**The task**
Drop every picture, then transcribe the remaining data exactly.

— start Given data —

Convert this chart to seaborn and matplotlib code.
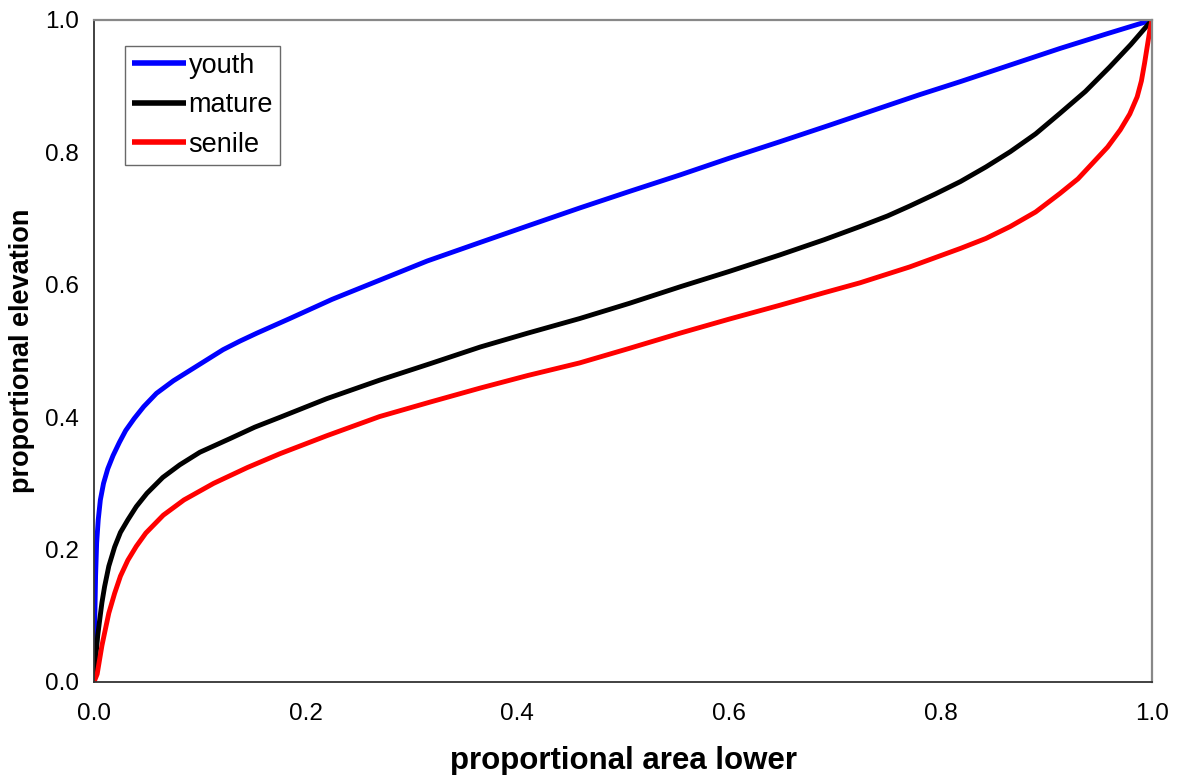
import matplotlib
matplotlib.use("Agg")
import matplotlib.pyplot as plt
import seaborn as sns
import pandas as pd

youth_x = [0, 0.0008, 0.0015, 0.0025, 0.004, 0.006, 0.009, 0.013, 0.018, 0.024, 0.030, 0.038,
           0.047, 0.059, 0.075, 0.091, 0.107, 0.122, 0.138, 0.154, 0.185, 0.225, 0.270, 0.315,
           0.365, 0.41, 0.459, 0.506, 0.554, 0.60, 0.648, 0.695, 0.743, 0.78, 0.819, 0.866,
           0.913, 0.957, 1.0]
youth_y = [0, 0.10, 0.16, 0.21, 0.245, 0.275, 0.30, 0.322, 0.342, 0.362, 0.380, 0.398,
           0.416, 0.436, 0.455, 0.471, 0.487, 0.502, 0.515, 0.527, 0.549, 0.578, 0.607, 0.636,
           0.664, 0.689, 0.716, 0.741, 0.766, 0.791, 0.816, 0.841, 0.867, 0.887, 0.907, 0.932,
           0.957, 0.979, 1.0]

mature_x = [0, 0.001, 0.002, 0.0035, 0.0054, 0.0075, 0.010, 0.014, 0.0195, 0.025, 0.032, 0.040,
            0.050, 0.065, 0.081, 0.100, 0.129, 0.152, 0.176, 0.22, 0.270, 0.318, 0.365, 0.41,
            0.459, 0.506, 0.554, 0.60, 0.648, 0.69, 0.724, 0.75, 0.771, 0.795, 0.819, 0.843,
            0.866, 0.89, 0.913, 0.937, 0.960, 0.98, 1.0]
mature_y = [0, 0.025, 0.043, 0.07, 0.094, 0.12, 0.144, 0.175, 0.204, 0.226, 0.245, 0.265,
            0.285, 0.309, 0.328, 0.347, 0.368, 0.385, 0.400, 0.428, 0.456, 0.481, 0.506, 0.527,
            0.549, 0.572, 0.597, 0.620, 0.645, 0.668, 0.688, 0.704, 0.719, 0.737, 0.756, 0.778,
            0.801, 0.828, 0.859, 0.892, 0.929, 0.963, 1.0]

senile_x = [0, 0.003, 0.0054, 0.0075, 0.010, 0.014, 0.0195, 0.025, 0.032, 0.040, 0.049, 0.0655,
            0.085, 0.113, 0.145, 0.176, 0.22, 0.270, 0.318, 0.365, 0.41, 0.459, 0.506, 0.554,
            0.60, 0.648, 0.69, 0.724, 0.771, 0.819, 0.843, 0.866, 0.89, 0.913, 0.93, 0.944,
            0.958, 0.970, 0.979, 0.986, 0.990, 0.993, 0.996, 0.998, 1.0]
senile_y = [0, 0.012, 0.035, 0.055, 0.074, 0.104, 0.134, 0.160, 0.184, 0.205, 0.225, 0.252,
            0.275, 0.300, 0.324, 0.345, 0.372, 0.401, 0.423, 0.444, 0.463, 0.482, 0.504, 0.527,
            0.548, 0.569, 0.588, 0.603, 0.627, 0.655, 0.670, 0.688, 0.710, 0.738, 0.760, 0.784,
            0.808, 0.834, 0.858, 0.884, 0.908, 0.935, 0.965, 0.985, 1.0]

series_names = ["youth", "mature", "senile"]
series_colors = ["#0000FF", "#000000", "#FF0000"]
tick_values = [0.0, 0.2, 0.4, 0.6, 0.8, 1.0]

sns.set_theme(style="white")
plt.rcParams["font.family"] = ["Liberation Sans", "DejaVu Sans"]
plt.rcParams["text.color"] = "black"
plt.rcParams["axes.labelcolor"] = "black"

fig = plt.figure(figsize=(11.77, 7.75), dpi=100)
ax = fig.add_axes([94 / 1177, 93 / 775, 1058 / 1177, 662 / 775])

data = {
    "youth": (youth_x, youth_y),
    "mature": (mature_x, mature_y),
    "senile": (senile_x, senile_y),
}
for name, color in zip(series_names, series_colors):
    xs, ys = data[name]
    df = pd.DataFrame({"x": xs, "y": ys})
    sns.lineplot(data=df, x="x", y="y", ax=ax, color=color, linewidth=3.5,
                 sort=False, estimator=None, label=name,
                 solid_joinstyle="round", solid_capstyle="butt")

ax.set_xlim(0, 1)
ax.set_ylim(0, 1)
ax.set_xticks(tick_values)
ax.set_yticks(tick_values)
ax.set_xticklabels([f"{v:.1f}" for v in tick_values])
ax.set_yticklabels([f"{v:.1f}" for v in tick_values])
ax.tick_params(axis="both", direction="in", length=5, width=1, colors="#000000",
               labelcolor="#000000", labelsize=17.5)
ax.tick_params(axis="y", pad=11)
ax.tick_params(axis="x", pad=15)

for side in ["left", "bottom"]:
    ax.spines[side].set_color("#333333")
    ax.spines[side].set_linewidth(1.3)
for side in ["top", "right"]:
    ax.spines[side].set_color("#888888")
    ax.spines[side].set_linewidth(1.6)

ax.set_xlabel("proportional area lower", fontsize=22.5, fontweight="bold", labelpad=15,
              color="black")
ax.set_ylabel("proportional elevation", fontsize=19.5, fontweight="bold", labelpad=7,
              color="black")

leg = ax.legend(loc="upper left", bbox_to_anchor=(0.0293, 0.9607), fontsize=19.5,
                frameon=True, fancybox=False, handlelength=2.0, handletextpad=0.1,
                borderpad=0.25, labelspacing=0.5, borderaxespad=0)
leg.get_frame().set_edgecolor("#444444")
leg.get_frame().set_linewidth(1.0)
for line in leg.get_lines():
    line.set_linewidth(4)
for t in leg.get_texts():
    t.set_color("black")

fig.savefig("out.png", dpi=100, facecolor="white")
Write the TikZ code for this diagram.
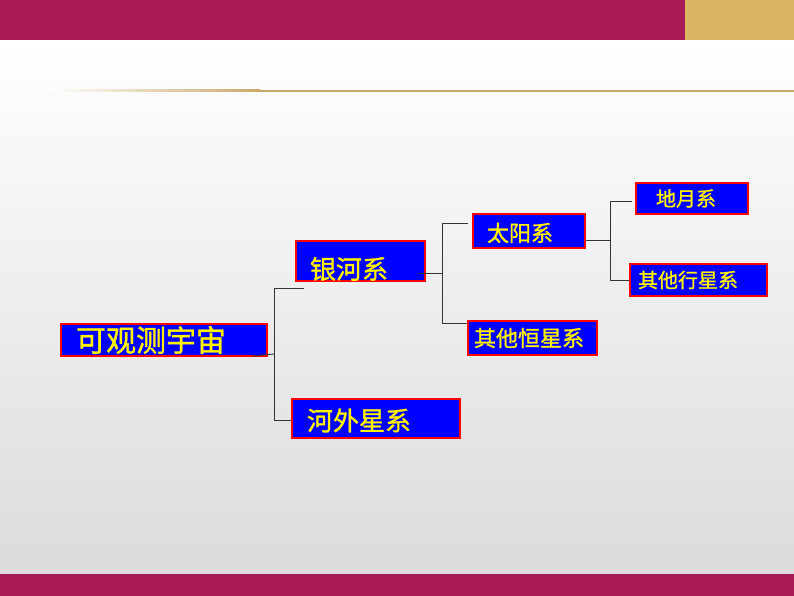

— end Given data —

**Solution for this problem**
Convert this chart to seaborn and matplotlib code.
import matplotlib
matplotlib.use("Agg")
import matplotlib.pyplot as plt
import seaborn as sns
import pandas as pd

youth_x = [0, 0.0008, 0.0015, 0.0025, 0.004, 0.006, 0.009, 0.013, 0.018, 0.024, 0.030, 0.038,
           0.047, 0.059, 0.075, 0.091, 0.107, 0.122, 0.138, 0.154, 0.185, 0.225, 0.270, 0.315,
           0.365, 0.41, 0.459, 0.506, 0.554, 0.60, 0.648, 0.695, 0.743, 0.78, 0.819, 0.866,
           0.913, 0.957, 1.0]
youth_y = [0, 0.10, 0.16, 0.21, 0.245, 0.275, 0.30, 0.322, 0.342, 0.362, 0.380, 0.398,
           0.416, 0.436, 0.455, 0.471, 0.487, 0.502, 0.515, 0.527, 0.549, 0.578, 0.607, 0.636,
           0.664, 0.689, 0.716, 0.741, 0.766, 0.791, 0.816, 0.841, 0.867, 0.887, 0.907, 0.932,
           0.957, 0.979, 1.0]

mature_x = [0, 0.001, 0.002, 0.0035, 0.0054, 0.0075, 0.010, 0.014, 0.0195, 0.025, 0.032, 0.040,
            0.050, 0.065, 0.081, 0.100, 0.129, 0.152, 0.176, 0.22, 0.270, 0.318, 0.365, 0.41,
            0.459, 0.506, 0.554, 0.60, 0.648, 0.69, 0.724, 0.75, 0.771, 0.795, 0.819, 0.843,
            0.866, 0.89, 0.913, 0.937, 0.960, 0.98, 1.0]
mature_y = [0, 0.025, 0.043, 0.07, 0.094, 0.12, 0.144, 0.175, 0.204, 0.226, 0.245, 0.265,
            0.285, 0.309, 0.328, 0.347, 0.368, 0.385, 0.400, 0.428, 0.456, 0.481, 0.506, 0.527,
            0.549, 0.572, 0.597, 0.620, 0.645, 0.668, 0.688, 0.704, 0.719, 0.737, 0.756, 0.778,
            0.801, 0.828, 0.859, 0.892, 0.929, 0.963, 1.0]

senile_x = [0, 0.003, 0.0054, 0.0075, 0.010, 0.014, 0.0195, 0.025, 0.032, 0.040, 0.049, 0.0655,
            0.085, 0.113, 0.145, 0.176, 0.22, 0.270, 0.318, 0.365, 0.41, 0.459, 0.506, 0.554,
            0.60, 0.648, 0.69, 0.724, 0.771, 0.819, 0.843, 0.866, 0.89, 0.913, 0.93, 0.944,
            0.958, 0.970, 0.979, 0.986, 0.990, 0.993, 0.996, 0.998, 1.0]
senile_y = [0, 0.012, 0.035, 0.055, 0.074, 0.104, 0.134, 0.160, 0.184, 0.205, 0.225, 0.252,
            0.275, 0.300, 0.324, 0.345, 0.372, 0.401, 0.423, 0.444, 0.463, 0.482, 0.504, 0.527,
            0.548, 0.569, 0.588, 0.603, 0.627, 0.655, 0.670, 0.688, 0.710, 0.738, 0.760, 0.784,
            0.808, 0.834, 0.858, 0.884, 0.908, 0.935, 0.965, 0.985, 1.0]

series_names = ["youth", "mature", "senile"]
series_colors = ["#0000FF", "#000000", "#FF0000"]
tick_values = [0.0, 0.2, 0.4, 0.6, 0.8, 1.0]

sns.set_theme(style="white")
plt.rcParams["font.family"] = ["Liberation Sans", "DejaVu Sans"]
plt.rcParams["text.color"] = "black"
plt.rcParams["axes.labelcolor"] = "black"

fig = plt.figure(figsize=(11.77, 7.75), dpi=100)
ax = fig.add_axes([94 / 1177, 93 / 775, 1058 / 1177, 662 / 775])

data = {
    "youth": (youth_x, youth_y),
    "mature": (mature_x, mature_y),
    "senile": (senile_x, senile_y),
}
for name, color in zip(series_names, series_colors):
    xs, ys = data[name]
    df = pd.DataFrame({"x": xs, "y": ys})
    sns.lineplot(data=df, x="x", y="y", ax=ax, color=color, linewidth=3.5,
                 sort=False, estimator=None, label=name,
                 solid_joinstyle="round", solid_capstyle="butt")

ax.set_xlim(0, 1)
ax.set_ylim(0, 1)
ax.set_xticks(tick_values)
ax.set_yticks(tick_values)
ax.set_xticklabels([f"{v:.1f}" for v in tick_values])
ax.set_yticklabels([f"{v:.1f}" for v in tick_values])
ax.tick_params(axis="both", direction="in", length=5, width=1, colors="#000000",
               labelcolor="#000000", labelsize=17.5)
ax.tick_params(axis="y", pad=11)
ax.tick_params(axis="x", pad=15)

for side in ["left", "bottom"]:
    ax.spines[side].set_color("#333333")
    ax.spines[side].set_linewidth(1.3)
for side in ["top", "right"]:
    ax.spines[side].set_color("#888888")
    ax.spines[side].set_linewidth(1.6)

ax.set_xlabel("proportional area lower", fontsize=22.5, fontweight="bold", labelpad=15,
              color="black")
ax.set_ylabel("proportional elevation", fontsize=19.5, fontweight="bold", labelpad=7,
              color="black")

leg = ax.legend(loc="upper left", bbox_to_anchor=(0.0293, 0.9607), fontsize=19.5,
                frameon=True, fancybox=False, handlelength=2.0, handletextpad=0.1,
                borderpad=0.25, labelspacing=0.5, borderaxespad=0)
leg.get_frame().set_edgecolor("#444444")
leg.get_frame().set_linewidth(1.0)
for line in leg.get_lines():
    line.set_linewidth(4)
for t in leg.get_texts():
    t.set_color("black")

fig.savefig("out.png", dpi=100, facecolor="white")
Write the TikZ code for this diagram.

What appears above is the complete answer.